## Raw data:
• • • •
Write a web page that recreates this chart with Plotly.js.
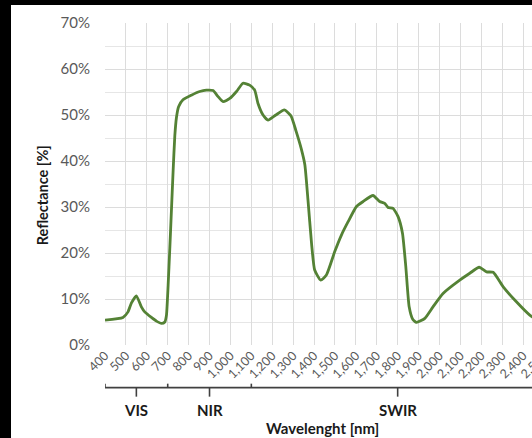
<!DOCTYPE html>
<html>
<head>
<meta charset="utf-8">
<script src="https://cdn.plot.ly/plotly-3.0.1.min.js"></script>
<style>
  html, body { margin: 0; padding: 0; background: #000; overflow: hidden; width: 532px; height: 438px; }
  #wrap { position: absolute; left: 11px; top: 5px; width: 560px; height: 433px; background: #fff; }
  #chart { width: 560px; height: 433px; }
</style>
</head>
<body>
<div id="wrap"><div id="chart"></div></div>
<script>
// Data
const wavelength = [400, 486, 510, 526, 550, 574, 590, 622, 646, 670, 686, 694, 702, 710, 718, 726, 734, 742, 752, 773, 813, 853, 885, 917, 941, 965, 997, 1029, 1060, 1092, 1116, 1132, 1156, 1180, 1217, 1258, 1290, 1314, 1338, 1356, 1371, 1388, 1403, 1432, 1459, 1499, 1531, 1563, 1603, 1635, 1682, 1714, 1738, 1754, 1778, 1802, 1823, 1839, 1855, 1872, 1890, 1930, 1969, 2017, 2097, 2145, 2190, 2225, 2257, 2304, 2368, 2432, 2500];
const reflectance = [5.4, 6.0, 7.2, 9.1, 10.7, 8.3, 7.2, 6.0, 5.2, 4.7, 5.0, 6.5, 13.0, 21.0, 29.5, 38.0, 45.5, 49.5, 51.8, 53.3, 54.3, 55.1, 55.4, 55.3, 54.0, 52.9, 53.6, 55.1, 56.9, 56.5, 55.4, 52.5, 50.0, 48.9, 50.0, 51.1, 49.8, 46.5, 42.8, 39.2, 31.5, 22.1, 16.3, 14.1, 15.2, 20.3, 23.9, 26.8, 30.1, 31.2, 32.5, 31.2, 30.8, 29.9, 29.7, 27.9, 24.3, 17.0, 8.3, 5.6, 4.9, 5.8, 8.3, 11.2, 14.1, 15.6, 16.9, 15.9, 15.8, 12.7, 9.4, 6.5, 4.5];
const regionNames = ['VIS', 'NIR', 'SWIR'];
const regionBounds = [400, 700, 1100, 2500];
const xTitle = 'Wavelenght [nm]';
const yTitle = 'Reflectance [%]';

// Plot geometry helpers (paper coords)
const bracketY = -0.1325, bracketUp = -0.1201, bracketDown = -0.1604, labelY = -0.203;
const lineColor = '#404040';

const shapes = [];
const annotations = [];
shapes.push({type: 'line', xref: 'x', yref: 'paper', x0: regionBounds[0], x1: regionBounds[regionBounds.length - 1], y0: bracketY, y1: bracketY, line: {color: lineColor, width: 1.6}});
for (let i = 0; i < regionBounds.length; i++) {
  shapes.push({type: 'line', xref: 'x', yref: 'paper', x0: regionBounds[i], x1: regionBounds[i], y0: bracketY, y1: bracketUp, line: {color: lineColor, width: 1.6}});
}
for (let i = 0; i < regionNames.length; i++) {
  const c = (regionBounds[i] + regionBounds[i + 1]) / 2;
  shapes.push({type: 'line', xref: 'x', yref: 'paper', x0: c, x1: c, y0: bracketY, y1: bracketDown, line: {color: lineColor, width: 1.6}});
  annotations.push({text: '<b>' + regionNames[i] + '</b>', xref: 'x', yref: 'paper', x: c, y: labelY, showarrow: false, xanchor: 'center', yanchor: 'middle', font: {family: 'Lato', size: 15, color: '#1a1a1a'}});
}
annotations.push({text: '<b>' + xTitle + '</b>', xref: 'paper', yref: 'paper', x: 0.496, y: -0.2566, showarrow: false, xanchor: 'center', yanchor: 'middle', font: {family: 'Lato', size: 15, color: '#1a1a1a'}});
annotations.push({text: '<b>' + yTitle + '</b>', xref: 'paper', yref: 'paper', x: -0.142, y: 0.4639, textangle: -90, showarrow: false, xanchor: 'center', yanchor: 'middle', font: {family: 'Lato', size: 14.5, color: '#1a1a1a'}});

const trace = {
  x: wavelength, y: reflectance, type: 'scatter', mode: 'lines',
  line: {color: '#548235', width: 2.8, shape: 'spline', smoothing: 0.5},
  hoverinfo: 'skip'
};

const layout = {
  width: 560, height: 433,
  margin: {l: 94, r: 27, t: 18, b: 93},
  paper_bgcolor: '#ffffff', plot_bgcolor: '#ffffff',
  showlegend: false,
  xaxis: {
    range: [400, 2500], dtick: 100, tick0: 400, tickformat: ',d', tickangle: -45,
    showgrid: true, gridcolor: '#dcdcdc', gridwidth: 1, zeroline: false, showline: false,
    ticks: '', tickfont: {family: 'Lato', size: 12.5, color: '#595959'}, fixedrange: true
  },
  yaxis: {
    range: [0, 70], dtick: 10, ticksuffix: '%',
    showgrid: true, gridcolor: '#dcdcdc', gridwidth: 1, zeroline: false, showline: false,
    minor: {dtick: 5, showgrid: true, gridcolor: '#e6e6e6', gridwidth: 1},
    ticks: '', ticklabelstandoff: 14, tickfont: {family: 'Lato', size: 15, color: '#595959'}, fixedrange: true
  },
  shapes: shapes,
  annotations: annotations
};

Plotly.newPlot('chart', [trace], layout, {displayModeBar: false, staticPlot: true});
</script>
</body>
</html>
• • • •
Each line from the top of the material through the line containing "const yTitle = 'Reflectance [%]';" should be reproduced exactly; please drop any images.

## Problem solution:
Write a web page that recreates this chart with Plotly.js.
<!DOCTYPE html>
<html>
<head>
<meta charset="utf-8">
<script src="https://cdn.plot.ly/plotly-3.0.1.min.js"></script>
<style>
  html, body { margin: 0; padding: 0; background: #000; overflow: hidden; width: 532px; height: 438px; }
  #wrap { position: absolute; left: 11px; top: 5px; width: 560px; height: 433px; background: #fff; }
  #chart { width: 560px; height: 433px; }
</style>
</head>
<body>
<div id="wrap"><div id="chart"></div></div>
<script>
// Data
const wavelength = [400, 486, 510, 526, 550, 574, 590, 622, 646, 670, 686, 694, 702, 710, 718, 726, 734, 742, 752, 773, 813, 853, 885, 917, 941, 965, 997, 1029, 1060, 1092, 1116, 1132, 1156, 1180, 1217, 1258, 1290, 1314, 1338, 1356, 1371, 1388, 1403, 1432, 1459, 1499, 1531, 1563, 1603, 1635, 1682, 1714, 1738, 1754, 1778, 1802, 1823, 1839, 1855, 1872, 1890, 1930, 1969, 2017, 2097, 2145, 2190, 2225, 2257, 2304, 2368, 2432, 2500];
const reflectance = [5.4, 6.0, 7.2, 9.1, 10.7, 8.3, 7.2, 6.0, 5.2, 4.7, 5.0, 6.5, 13.0, 21.0, 29.5, 38.0, 45.5, 49.5, 51.8, 53.3, 54.3, 55.1, 55.4, 55.3, 54.0, 52.9, 53.6, 55.1, 56.9, 56.5, 55.4, 52.5, 50.0, 48.9, 50.0, 51.1, 49.8, 46.5, 42.8, 39.2, 31.5, 22.1, 16.3, 14.1, 15.2, 20.3, 23.9, 26.8, 30.1, 31.2, 32.5, 31.2, 30.8, 29.9, 29.7, 27.9, 24.3, 17.0, 8.3, 5.6, 4.9, 5.8, 8.3, 11.2, 14.1, 15.6, 16.9, 15.9, 15.8, 12.7, 9.4, 6.5, 4.5];
const regionNames = ['VIS', 'NIR', 'SWIR'];
const regionBounds = [400, 700, 1100, 2500];
const xTitle = 'Wavelenght [nm]';
const yTitle = 'Reflectance [%]';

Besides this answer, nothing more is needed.